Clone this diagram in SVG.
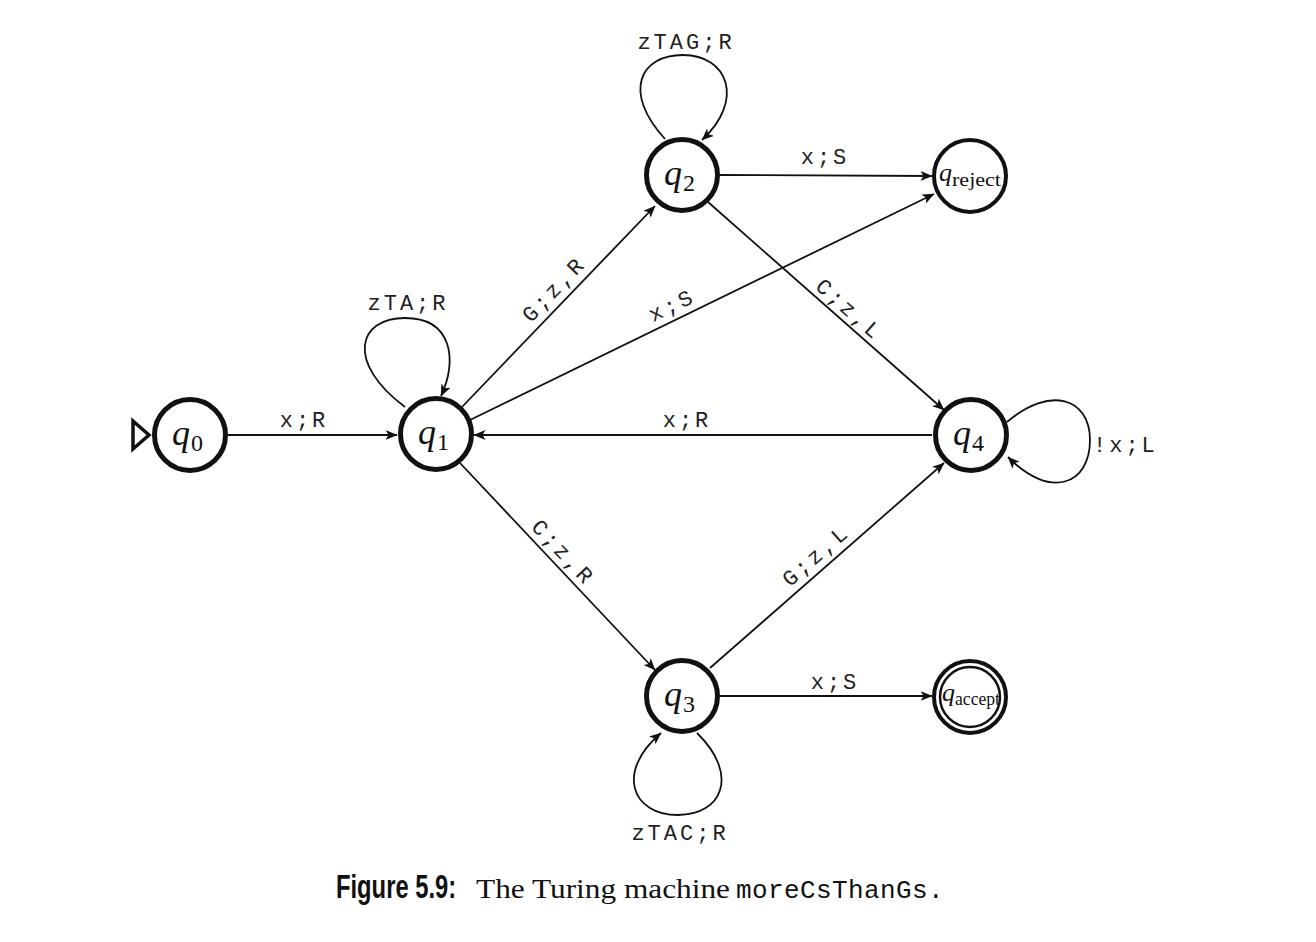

==

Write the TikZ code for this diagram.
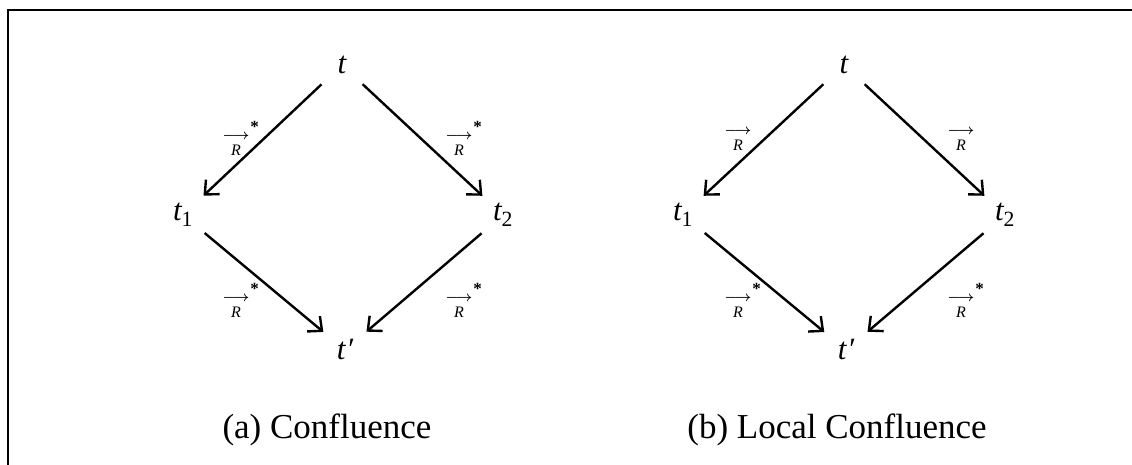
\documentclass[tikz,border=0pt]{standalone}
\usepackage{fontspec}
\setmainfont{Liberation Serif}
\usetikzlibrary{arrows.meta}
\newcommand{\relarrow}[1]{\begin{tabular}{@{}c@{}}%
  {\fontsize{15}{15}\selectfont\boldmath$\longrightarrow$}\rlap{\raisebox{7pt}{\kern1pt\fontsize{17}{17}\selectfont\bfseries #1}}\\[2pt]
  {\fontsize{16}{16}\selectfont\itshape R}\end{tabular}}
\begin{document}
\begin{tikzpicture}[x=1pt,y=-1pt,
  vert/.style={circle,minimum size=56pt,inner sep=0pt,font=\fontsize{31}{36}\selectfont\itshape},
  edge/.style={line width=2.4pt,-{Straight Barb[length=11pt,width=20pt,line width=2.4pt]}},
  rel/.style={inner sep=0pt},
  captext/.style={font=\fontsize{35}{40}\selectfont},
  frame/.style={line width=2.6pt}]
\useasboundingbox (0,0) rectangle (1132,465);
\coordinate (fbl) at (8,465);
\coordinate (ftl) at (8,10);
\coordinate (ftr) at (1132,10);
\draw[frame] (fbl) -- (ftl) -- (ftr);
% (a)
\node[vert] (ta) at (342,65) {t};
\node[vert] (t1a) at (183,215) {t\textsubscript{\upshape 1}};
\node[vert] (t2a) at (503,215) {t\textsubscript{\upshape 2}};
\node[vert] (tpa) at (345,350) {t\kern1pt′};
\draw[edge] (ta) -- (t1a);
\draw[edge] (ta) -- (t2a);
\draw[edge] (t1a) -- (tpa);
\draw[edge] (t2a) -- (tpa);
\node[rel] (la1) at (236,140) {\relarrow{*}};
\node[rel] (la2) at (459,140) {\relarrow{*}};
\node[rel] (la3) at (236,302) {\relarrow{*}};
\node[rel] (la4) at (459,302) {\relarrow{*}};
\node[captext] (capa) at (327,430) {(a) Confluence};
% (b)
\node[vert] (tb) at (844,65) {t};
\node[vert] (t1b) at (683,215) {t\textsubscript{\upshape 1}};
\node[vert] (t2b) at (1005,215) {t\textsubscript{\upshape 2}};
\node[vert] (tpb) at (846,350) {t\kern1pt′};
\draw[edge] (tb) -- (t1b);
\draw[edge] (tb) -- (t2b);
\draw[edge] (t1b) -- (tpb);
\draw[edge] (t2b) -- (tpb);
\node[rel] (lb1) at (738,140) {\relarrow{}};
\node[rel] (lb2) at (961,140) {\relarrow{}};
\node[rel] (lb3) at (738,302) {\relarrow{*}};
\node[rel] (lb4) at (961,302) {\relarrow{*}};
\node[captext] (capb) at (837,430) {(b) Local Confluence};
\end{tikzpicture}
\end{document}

### [Aim]
Pick out lines containing the word "this", each one as written.

### [Answer]
Clone this diagram in SVG.
Write the TikZ code for this diagram.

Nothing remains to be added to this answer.